◆ What you are asked to do
All lines holding the string "chart" are to be shown.

◆ Material provided
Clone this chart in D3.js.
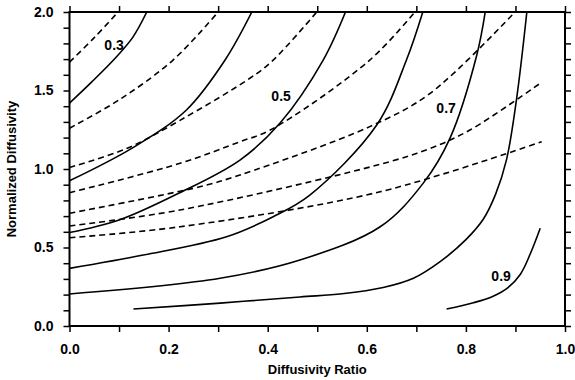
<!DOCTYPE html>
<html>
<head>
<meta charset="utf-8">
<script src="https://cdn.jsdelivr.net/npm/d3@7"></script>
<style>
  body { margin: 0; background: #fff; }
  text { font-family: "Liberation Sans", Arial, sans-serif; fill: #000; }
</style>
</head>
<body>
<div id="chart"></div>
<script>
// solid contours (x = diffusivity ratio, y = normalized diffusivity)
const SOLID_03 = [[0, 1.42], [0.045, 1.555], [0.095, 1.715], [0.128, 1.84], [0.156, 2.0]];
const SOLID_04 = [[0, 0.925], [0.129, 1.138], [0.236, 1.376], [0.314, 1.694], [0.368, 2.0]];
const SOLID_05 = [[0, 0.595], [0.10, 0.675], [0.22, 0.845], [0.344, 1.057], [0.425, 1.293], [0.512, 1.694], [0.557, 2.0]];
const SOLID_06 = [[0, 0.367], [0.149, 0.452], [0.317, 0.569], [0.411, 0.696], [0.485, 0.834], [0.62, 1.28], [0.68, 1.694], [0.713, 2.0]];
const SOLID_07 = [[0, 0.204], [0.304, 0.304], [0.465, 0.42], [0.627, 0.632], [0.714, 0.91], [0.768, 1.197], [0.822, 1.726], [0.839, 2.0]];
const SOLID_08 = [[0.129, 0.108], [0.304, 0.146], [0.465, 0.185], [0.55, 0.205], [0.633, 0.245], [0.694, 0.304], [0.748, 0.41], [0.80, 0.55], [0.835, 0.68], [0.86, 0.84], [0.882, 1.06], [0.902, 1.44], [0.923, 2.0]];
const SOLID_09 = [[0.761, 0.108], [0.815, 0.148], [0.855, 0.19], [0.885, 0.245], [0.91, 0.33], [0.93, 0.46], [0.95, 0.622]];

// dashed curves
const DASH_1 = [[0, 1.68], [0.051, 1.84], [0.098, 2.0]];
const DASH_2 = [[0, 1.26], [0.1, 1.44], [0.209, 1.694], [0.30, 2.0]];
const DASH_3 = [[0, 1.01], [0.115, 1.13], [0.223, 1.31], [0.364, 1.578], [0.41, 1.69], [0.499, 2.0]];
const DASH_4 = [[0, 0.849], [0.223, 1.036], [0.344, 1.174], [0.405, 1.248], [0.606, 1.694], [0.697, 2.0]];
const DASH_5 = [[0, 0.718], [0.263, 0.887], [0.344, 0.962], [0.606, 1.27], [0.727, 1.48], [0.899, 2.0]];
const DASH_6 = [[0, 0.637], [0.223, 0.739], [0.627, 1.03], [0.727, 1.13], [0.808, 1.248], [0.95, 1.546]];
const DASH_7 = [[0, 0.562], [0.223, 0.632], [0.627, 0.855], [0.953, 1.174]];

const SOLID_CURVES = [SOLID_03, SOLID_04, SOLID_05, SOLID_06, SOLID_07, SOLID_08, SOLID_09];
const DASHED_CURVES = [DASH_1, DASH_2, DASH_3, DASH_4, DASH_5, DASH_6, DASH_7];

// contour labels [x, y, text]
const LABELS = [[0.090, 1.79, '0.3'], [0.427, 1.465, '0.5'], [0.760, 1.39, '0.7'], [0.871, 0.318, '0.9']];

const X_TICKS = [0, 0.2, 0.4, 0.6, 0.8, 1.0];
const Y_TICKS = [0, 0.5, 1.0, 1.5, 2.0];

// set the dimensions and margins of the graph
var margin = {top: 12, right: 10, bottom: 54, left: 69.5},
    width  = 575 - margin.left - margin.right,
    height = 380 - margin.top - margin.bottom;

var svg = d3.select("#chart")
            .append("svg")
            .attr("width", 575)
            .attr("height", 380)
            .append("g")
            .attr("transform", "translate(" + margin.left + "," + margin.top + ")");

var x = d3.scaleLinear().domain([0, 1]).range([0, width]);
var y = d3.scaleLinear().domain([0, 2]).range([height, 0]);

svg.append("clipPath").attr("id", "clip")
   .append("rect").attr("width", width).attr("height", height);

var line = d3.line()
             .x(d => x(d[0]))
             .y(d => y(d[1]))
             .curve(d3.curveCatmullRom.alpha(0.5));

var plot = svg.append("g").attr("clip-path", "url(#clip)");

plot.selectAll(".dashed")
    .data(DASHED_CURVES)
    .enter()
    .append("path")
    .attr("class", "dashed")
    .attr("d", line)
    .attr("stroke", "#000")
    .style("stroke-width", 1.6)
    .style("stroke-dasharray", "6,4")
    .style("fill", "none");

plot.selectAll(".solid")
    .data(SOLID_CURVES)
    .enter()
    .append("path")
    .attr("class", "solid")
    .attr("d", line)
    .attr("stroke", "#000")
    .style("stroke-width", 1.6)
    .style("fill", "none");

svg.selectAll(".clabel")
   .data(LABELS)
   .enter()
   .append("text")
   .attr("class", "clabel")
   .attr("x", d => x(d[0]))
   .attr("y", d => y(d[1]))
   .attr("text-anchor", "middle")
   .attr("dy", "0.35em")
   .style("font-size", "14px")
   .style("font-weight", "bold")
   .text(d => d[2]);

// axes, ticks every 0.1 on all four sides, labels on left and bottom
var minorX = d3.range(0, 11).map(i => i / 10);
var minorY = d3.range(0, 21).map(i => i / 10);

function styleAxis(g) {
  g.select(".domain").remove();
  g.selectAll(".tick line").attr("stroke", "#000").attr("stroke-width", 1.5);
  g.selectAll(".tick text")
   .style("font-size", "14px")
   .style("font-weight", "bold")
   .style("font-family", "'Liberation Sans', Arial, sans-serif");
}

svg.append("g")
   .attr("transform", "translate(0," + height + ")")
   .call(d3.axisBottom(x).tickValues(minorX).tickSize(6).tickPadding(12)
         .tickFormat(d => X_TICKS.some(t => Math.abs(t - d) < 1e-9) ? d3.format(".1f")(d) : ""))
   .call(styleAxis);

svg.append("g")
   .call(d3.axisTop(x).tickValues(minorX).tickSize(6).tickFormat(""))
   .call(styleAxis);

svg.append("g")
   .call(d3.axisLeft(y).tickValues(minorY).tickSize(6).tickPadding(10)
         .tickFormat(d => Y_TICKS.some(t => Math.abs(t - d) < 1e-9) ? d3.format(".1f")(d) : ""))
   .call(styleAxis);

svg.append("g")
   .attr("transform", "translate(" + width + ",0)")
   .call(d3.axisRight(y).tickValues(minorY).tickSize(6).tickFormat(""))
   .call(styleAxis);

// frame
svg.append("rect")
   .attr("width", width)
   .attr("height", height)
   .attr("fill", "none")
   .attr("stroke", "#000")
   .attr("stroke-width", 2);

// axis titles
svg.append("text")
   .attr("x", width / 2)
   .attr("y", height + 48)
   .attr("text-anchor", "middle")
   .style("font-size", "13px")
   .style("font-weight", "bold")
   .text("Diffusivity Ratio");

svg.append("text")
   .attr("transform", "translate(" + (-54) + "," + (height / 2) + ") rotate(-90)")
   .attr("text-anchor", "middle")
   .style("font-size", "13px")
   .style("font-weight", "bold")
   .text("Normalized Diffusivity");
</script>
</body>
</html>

◆ Solution for this exercise
Clone this chart in D3.js.
<div id="chart"></div>
var svg = d3.select("#chart")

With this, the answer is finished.